Kingsman es una película tan referencial que se niega a sí misma. En plena época de la autoconsciencia y el metadiscurso, todo parece perdonable si se persigue el entretenimiento, y todo pretende justificarse cuando la palabra “parodia” se superpone a cualquier defecto. En su determinación por construir un relato gamberro, basado en el cómic de Mark Millar sobre el universo de los agentes secretos, Matthew Vaughn plantea un filme con la misma ingenuidad que hacía tambalear los cimientos de Kick-Ass (2010): la incapacidad para asumir que ciertos lugares del cómic son intraducibles a un lenguaje ajeno, y que su imposición en la pantalla sólo puede conducir a lo ridículo.
Pero los pecados de Kingsman van más allá de su propia etimología: la película no se sirve de los tópicos del género de espionaje para construir un discurso particular, sino para poder toparse con espectáculos pirotécnicos gratuitos, fogonazos aislados que invitan a la fascinación pero que carecen de todo sentido comunicante: secuencias de acción en la que se convocan todos los trucos visuales de la nueva era sin orden ni concierto, poniendo en duda su propio criterio estético.
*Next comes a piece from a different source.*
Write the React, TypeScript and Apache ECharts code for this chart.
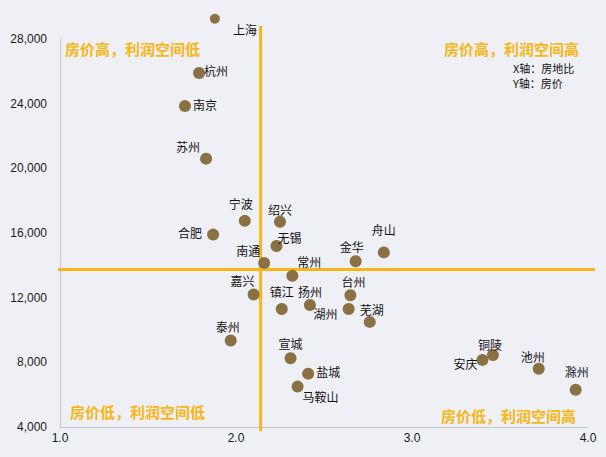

Una película que pretende reírse de todas las convenciones cinematográficas pero que se construye a sí misma a partir de esas convenciones, incapaz de alzar una voz propia sobre todo aquello de lo que pretende hacer burla.
El propio personaje de Samuel L. Jackson, villano también autoparódico, acudirá hasta tres veces a tapar las costuras de la trama, de manera explícita y verbal, recordando al espectador que esta no es “una de esas típicas películas”. ¿Qué hacer con un filme empeñado en celebrar su condición de especial y diferente, pero sin demostrarlo, haciendo uso únicamente de los clichés que critica?
Si la película fuese una puesta en cuestión real, haciendo gala de la ironía que procura desprender, ¿cómo tomarse entonces la banda sonora de Henry Jackman, un desvergonzado calco de la partitura de Alan Silvestri para Los Vengadores (Joss Whedon, 2012), que no abandona la referencia ni durante un solo compás? ¿Cómo entender los movimientos de cámara que pretenden distraer de los trucos de prestigiditador del protagonista, si la propia película es incapaz de distinguir cuándo hace parodia y cuándo necesita los recursos de los que tanto se mofa? ¿Cómo valorar algunas crudas secuencias de acción, totalmente ajenas al resto del tono de la película y que no hacen sino debilitar la poca coherencia de sus planteamientos? ¿Cómo aceptar una película-parodia cuyo deseo es poner en juego los clichés del género al tiempo que los explota, terminando por buscar el espectáculo alrededor de ellos?
Ya no sorprende ver en películas como Kingsman los nombres de personalidades, envueltas en prestigio tiempo atrás, como Michael Caine o el propio Jackson, actores que han terminado por apuntarse a todo, una trayectoria decadente hacia la que parece discurrir también el propio Colin Firth, quien aún sostiene aquí el verdadero peso interpretativo como encarnación del agente secreto elegante y seductor, propio de los años sesenta, mientras su pupilo (Taron Egerton) encarna al nuevo héroe, mucho más físico y castigado por el drama personal. Dos figuras capaces de atravesar décadas enteras del cine de espionaje, construidas para derribar cualquier cliché gestado a lo largo de los últimos cincuenta años. Cuesta creer que, planteado así, los clichés terminen por derribar a la propia Kingsman ahogándola en un desfile de vulgaridades.